The bottom section 34 of the wire can be secured to the outer wall of the sleeve. As shown in
Although the wire is secured to the sleeve of by the jaw of an adjustable chuck in this embodiment of the invention, it should be clear that any suitable means for securing the wire to the sleeve can be employed without departing from the teachings of the present invention. Such techniques may involve welding or brazing the wire to the sleeve or simply wrapping the wire around the sleeve.
In the practice of the present invention, the bent tip of the wire guide is brought adjacent to the hard to reach region and is pointed directly at the region. Sufficient wire is extended outwardly from the tip so that the wire will be able to contact any foreign material in this region. The cojoined wire and sleeve are then rotated at a relatively high speed to dislodge this unwanted material from the region and the dislodged material then be easily flushed from the cooling cavity.
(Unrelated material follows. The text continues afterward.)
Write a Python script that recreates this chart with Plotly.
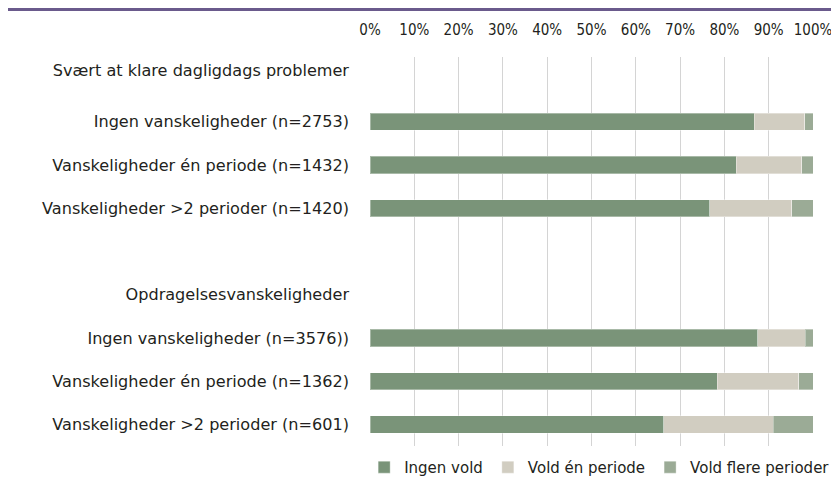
import plotly.graph_objects as go

# rows top to bottom (blank strings are spacer / heading rows)
labels = ["Svært at klare dagligdags problemer",
          "Ingen vanskeligheder (n=2753)",
          "Vanskeligheder én periode (n=1432)",
          "Vanskeligheder >2 perioder (n=1420)",
          "",
          "Opdragelsesvanskeligheder",
          "Ingen vanskeligheder (n=3576))",
          "Vanskeligheder én periode (n=1362)",
          "Vanskeligheder >2 perioder (n=601)"]
rows = list(range(len(labels)))

ingen_vold = [None, 86.7, 82.7, 76.7, None, None, 87.5, 78.4, 66.3]
vold_en = [None, 11.4, 14.8, 18.5, None, None, 10.8, 18.4, 24.7]
vold_flere = [None, 1.9, 2.5, 4.8, None, None, 1.7, 3.2, 9.0]

series = [("Ingen vold", ingen_vold, "#7a9479"),
          ("Vold én periode", vold_en, "#d1cdc1"),
          ("Vold flere perioder", vold_flere, "#9bab96")]

fig = go.Figure()
for name, vals, col in series:
    fig.add_trace(go.Bar(y=rows, x=vals, name=name, orientation="h",
                         marker=dict(color=col, line=dict(color="rgba(255,255,255,0.35)", width=1)),
                         width=0.4))

# heading row label sits a bit higher than its slot
tickpos = [-0.2] + rows[1:]

# page body has an 8px margin, so the figure is 8px smaller and margins shifted
fig.update_layout(
    barmode="stack",
    width=831, height=482,
    margin=dict(l=362, r=26, t=49, b=44, autoexpand=False),
    paper_bgcolor="white", plot_bgcolor="white",
    font=dict(family="DejaVu Sans", size=16.1, color="#231f20"),
    showlegend=True,
    legend=dict(orientation="h", x=1.05, xanchor="right", y=-0.055, yanchor="middle",
                traceorder="normal", font=dict(size=15), itemwidth=30,
                tracegroupgap=0),
    xaxis=dict(side="top", range=[0, 100], dtick=10, ticksuffix="%",
               showgrid=True, gridcolor="#d4d4d4", gridwidth=1, zeroline=False,
               showline=False, ticks="", ticklabelstandoff=18, automargin=False,
               tickfont=dict(family="DejaVu Sans Condensed", size=15)),
    yaxis=dict(range=[8.5, -0.5], tickvals=tickpos, ticktext=labels,
               showgrid=False, zeroline=False, showline=False, ticks="",
               ticklabelstandoff=20, automargin=False),
    shapes=[dict(type="line", xref="paper", yref="paper",
                 x0=-0.82, x1=1.06, y0=1.122, y1=1.122,
                 line=dict(color="#6a5a8c", width=3))],
)

fig.write_html("out.html")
Positioning of the probe within the cooling cavity can be accomplished using well known x-ray imaging techniques.
While the present invention has been particularly shown and described with reference to the preferred mode as illustrated in the drawing, it will be understood by one skilled in the art that various changes in detail may be effected therein without departing from the spirit and scope of the invention as defined by the claims.